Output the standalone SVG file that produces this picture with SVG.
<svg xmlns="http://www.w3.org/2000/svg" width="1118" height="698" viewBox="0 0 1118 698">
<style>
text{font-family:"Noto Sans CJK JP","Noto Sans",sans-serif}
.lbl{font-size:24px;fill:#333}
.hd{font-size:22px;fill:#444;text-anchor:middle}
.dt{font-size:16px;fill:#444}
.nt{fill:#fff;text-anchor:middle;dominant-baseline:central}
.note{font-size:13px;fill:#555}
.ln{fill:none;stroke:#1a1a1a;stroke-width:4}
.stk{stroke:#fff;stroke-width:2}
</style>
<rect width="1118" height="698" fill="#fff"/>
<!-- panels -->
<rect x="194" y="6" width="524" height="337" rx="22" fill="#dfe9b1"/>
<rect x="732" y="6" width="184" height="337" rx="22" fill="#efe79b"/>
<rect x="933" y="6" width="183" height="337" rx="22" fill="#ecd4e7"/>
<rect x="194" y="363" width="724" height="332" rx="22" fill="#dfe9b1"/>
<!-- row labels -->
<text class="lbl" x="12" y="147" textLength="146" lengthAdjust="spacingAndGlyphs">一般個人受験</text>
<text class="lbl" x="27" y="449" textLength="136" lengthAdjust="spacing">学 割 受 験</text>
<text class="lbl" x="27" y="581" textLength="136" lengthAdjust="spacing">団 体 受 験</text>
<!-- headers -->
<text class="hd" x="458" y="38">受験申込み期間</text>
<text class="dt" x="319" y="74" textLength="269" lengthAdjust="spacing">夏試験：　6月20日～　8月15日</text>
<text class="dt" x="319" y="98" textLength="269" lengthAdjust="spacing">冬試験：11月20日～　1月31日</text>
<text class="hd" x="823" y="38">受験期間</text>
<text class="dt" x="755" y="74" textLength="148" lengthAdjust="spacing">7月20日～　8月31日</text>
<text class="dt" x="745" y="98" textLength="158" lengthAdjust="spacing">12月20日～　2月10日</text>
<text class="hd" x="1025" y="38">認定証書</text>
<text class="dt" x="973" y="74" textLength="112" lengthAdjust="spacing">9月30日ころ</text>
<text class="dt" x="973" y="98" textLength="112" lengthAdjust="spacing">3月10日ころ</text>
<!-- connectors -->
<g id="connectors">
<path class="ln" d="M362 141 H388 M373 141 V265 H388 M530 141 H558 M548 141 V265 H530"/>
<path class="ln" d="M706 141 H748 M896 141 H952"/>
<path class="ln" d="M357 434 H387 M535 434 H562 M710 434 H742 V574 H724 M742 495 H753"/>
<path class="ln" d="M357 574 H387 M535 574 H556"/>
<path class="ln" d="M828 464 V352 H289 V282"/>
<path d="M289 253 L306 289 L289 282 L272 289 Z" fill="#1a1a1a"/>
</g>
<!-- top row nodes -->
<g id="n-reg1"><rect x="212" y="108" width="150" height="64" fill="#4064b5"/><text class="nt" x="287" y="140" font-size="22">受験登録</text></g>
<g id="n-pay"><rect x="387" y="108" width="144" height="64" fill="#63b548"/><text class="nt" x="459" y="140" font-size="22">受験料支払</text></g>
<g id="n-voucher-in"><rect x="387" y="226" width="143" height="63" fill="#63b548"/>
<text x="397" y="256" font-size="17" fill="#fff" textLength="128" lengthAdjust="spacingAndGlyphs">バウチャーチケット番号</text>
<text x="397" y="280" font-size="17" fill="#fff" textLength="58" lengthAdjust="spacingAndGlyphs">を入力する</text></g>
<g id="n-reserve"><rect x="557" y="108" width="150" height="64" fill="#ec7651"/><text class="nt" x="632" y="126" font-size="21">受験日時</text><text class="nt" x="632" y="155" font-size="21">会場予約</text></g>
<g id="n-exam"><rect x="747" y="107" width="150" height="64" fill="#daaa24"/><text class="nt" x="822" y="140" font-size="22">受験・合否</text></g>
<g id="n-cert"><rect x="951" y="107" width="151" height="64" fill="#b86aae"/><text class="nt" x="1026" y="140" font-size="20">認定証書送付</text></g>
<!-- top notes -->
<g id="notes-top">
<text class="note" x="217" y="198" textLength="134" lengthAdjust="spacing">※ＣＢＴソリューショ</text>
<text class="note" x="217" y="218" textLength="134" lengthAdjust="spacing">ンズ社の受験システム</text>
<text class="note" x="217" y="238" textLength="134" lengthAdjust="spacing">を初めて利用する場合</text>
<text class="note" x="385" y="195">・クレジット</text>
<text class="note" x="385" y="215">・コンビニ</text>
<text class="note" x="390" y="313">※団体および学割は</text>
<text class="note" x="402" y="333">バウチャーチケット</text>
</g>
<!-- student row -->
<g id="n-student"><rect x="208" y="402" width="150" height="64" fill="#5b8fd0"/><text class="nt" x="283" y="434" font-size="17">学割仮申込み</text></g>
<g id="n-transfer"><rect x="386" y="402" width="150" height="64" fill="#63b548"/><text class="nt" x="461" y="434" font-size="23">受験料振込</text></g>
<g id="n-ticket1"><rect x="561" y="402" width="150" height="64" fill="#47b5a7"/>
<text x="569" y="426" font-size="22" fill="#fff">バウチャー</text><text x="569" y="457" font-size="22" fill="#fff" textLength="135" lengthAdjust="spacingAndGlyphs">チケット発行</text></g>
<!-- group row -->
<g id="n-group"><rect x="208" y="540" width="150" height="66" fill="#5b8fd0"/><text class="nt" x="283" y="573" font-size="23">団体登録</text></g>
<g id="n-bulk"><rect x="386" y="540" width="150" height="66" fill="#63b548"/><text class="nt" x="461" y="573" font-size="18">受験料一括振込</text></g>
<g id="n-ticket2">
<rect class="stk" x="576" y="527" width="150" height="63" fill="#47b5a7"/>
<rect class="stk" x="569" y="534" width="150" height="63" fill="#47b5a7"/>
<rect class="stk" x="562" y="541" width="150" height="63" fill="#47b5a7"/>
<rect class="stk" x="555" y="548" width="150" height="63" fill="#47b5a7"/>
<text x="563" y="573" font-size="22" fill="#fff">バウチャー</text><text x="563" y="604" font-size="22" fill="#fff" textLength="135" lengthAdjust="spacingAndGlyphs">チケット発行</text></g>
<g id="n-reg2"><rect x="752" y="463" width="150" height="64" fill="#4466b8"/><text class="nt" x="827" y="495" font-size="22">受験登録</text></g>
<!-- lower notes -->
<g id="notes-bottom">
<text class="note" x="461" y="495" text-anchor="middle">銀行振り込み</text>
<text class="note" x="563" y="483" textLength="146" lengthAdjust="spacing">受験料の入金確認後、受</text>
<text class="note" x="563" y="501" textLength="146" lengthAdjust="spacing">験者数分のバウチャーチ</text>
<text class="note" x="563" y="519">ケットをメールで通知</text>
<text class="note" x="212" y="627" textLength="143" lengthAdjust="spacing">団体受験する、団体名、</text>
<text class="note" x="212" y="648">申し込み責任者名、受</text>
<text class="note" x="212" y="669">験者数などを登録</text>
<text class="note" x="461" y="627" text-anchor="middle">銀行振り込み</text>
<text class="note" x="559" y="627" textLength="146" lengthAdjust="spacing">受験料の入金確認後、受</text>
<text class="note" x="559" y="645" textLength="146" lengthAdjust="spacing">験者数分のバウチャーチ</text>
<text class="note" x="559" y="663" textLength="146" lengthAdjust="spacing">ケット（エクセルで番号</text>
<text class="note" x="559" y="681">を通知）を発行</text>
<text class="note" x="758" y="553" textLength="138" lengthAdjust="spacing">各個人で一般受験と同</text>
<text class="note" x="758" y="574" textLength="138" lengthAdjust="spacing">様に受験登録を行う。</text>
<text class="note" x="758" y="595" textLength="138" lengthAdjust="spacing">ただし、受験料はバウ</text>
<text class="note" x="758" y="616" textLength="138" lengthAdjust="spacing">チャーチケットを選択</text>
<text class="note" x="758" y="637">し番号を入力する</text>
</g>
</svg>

···

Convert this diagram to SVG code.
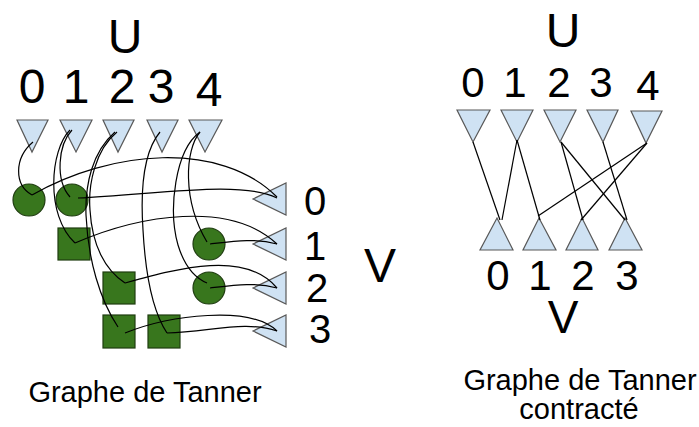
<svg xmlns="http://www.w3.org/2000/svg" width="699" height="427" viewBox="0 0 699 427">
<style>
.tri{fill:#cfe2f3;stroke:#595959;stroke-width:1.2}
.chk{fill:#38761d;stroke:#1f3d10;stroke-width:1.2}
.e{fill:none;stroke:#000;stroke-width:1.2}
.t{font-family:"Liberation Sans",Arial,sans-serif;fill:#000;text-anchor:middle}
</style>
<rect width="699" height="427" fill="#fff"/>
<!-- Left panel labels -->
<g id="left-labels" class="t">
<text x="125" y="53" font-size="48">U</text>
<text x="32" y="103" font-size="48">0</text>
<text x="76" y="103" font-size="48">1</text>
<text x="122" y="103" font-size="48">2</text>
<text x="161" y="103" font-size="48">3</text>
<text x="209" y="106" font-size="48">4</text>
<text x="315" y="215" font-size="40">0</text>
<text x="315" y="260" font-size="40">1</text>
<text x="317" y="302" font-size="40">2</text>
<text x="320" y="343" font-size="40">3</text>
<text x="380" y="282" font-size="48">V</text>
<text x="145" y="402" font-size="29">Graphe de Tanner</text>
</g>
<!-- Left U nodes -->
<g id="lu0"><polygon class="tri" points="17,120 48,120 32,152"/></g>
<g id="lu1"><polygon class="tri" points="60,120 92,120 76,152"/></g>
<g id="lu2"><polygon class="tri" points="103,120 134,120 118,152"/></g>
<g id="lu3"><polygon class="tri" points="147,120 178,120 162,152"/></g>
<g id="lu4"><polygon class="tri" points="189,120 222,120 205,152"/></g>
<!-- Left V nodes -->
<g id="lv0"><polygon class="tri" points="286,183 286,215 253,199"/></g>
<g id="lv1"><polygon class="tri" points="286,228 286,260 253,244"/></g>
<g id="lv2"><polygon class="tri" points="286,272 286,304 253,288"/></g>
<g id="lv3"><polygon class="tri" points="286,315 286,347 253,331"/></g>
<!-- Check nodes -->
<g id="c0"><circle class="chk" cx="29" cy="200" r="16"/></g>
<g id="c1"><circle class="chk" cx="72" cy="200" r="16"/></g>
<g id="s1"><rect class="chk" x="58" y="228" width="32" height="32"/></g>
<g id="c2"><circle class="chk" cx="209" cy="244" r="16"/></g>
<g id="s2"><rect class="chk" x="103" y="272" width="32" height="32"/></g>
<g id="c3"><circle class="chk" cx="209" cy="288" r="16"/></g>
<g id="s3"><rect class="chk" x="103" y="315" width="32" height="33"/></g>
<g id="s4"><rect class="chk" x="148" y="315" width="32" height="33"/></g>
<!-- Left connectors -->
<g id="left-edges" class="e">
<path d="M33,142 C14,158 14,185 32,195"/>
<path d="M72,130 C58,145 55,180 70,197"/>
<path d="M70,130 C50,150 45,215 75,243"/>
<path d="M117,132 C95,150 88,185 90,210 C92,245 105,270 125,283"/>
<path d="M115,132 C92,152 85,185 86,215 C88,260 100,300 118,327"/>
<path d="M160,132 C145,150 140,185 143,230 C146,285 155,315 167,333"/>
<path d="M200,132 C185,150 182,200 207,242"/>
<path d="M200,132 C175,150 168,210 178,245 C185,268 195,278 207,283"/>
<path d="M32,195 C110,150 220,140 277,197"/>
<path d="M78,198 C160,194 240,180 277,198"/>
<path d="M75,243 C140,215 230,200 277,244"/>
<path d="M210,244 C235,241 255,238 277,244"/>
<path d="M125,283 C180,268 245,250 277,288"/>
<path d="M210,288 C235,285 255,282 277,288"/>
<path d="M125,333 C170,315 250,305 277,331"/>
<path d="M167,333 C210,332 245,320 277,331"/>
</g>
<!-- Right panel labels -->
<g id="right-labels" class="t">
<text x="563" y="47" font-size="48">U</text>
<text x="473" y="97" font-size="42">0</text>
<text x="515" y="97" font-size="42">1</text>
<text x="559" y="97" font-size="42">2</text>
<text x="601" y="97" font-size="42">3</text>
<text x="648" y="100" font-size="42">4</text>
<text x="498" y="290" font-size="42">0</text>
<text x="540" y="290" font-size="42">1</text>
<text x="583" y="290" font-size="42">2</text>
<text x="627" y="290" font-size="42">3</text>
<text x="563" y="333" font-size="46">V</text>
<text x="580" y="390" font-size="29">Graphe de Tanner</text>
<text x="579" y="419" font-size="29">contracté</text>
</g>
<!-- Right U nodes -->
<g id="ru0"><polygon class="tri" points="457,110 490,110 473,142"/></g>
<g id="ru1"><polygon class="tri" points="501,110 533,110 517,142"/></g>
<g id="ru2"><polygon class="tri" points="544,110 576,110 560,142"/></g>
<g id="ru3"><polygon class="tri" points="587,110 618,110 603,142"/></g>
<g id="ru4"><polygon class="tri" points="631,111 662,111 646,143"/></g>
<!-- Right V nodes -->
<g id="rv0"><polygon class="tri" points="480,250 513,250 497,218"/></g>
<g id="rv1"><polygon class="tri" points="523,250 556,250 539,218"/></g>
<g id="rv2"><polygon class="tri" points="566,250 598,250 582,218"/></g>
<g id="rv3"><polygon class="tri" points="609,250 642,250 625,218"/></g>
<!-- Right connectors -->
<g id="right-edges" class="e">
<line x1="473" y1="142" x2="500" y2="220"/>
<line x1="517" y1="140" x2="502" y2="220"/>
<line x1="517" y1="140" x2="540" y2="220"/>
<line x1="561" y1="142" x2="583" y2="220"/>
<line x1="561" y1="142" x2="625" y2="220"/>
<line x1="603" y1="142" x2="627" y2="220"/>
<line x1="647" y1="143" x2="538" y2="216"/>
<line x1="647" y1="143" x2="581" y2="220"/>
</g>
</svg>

···

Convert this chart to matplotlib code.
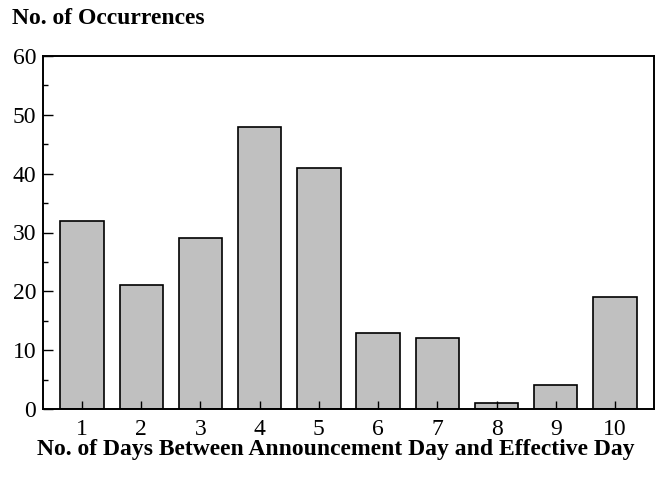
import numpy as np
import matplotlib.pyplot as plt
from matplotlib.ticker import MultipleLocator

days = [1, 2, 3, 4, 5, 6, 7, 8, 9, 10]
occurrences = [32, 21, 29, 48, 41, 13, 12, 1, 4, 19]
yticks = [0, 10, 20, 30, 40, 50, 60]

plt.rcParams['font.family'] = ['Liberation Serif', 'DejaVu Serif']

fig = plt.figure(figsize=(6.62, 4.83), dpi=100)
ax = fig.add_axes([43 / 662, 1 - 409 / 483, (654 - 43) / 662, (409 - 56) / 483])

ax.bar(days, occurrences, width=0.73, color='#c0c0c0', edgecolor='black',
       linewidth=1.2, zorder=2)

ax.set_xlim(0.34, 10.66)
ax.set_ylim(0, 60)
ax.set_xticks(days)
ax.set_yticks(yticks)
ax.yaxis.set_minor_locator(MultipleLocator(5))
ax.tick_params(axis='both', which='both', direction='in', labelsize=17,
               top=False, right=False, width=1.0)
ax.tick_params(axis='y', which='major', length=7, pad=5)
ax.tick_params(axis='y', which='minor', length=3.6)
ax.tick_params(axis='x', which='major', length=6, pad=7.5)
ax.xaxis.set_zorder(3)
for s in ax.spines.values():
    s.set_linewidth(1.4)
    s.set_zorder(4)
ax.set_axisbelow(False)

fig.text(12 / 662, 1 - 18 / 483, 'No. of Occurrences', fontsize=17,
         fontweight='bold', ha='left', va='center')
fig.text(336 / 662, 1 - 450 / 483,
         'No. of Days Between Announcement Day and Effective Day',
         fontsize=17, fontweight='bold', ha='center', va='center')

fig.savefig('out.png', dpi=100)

···

Requirements =>
Copy word for word only the lines above from the one with "Convert this chart to matplotlib code." through the one with "plt.rcParams['font.family'] = ['Liberation". Leave pictures out.

Right answer =>
Convert this chart to matplotlib code.
import numpy as np
import matplotlib.pyplot as plt
from matplotlib.ticker import MultipleLocator

days = [1, 2, 3, 4, 5, 6, 7, 8, 9, 10]
occurrences = [32, 21, 29, 48, 41, 13, 12, 1, 4, 19]
yticks = [0, 10, 20, 30, 40, 50, 60]

plt.rcParams['font.family'] = ['Liberation Serif', 'DejaVu Serif']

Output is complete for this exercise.